Bangladesh (Further) Surrenders Secularism

Kathryn Montalbano: This week, the Bangladeshi government has pushed to retain the state’s Islamic status, a move that requires an amendment to the constitution that originally declared Bangladesh secular and independent from Pakistan in 1971.  Bangladesh’s path to independence could almost be credited to Indian Muslims, who sought reprieve from social and political marginalization in 1947 for their new state, Pakistan.

Newly independent Bangladesh was intended to serve as an egalitarian nation in which Muslims, Buddhists, Christians, and Hindus could peacefully coexist.  However, in 1988, a military ruler declared the state Islamic; yet codification of Islam as the state religion did not significantly affect the secular legal system, founded on British common law.

Proponents of the declaration of “Islam as the state religion” allege that non-Muslims will still retain preexisting legal rights, embedded in Shiekh Mujibur Rahman’s 1972 constitution which guarantees freedom from faith-based discrimination or persecution.  Following Rahman’s assasination in 1975, General Zia-ur-Rahman undermined the secularist tenets of the constitution with his 1977 Fifth Amendment, which infamously declared “absolute trust and faith in the Almighty Allah.”
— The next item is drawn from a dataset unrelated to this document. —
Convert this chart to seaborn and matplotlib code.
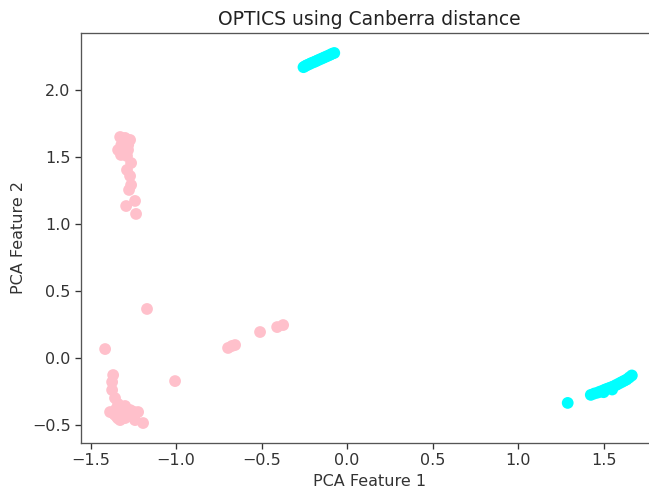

Rahman’s daughter and the current Prime Minister of Bangladesh, Sheikh Hasina, stepped back from restoring her father’s vision of secularism and democracy to the troubled state recently (allegedly because of political pressure), but averred religious freedom amidst the pending Islamic state.  Islamist parties–with leverage on a few domestic political issues–are the prime suspects hindering Hasina’s ability to lead Bangladesh to its previous secular foundation.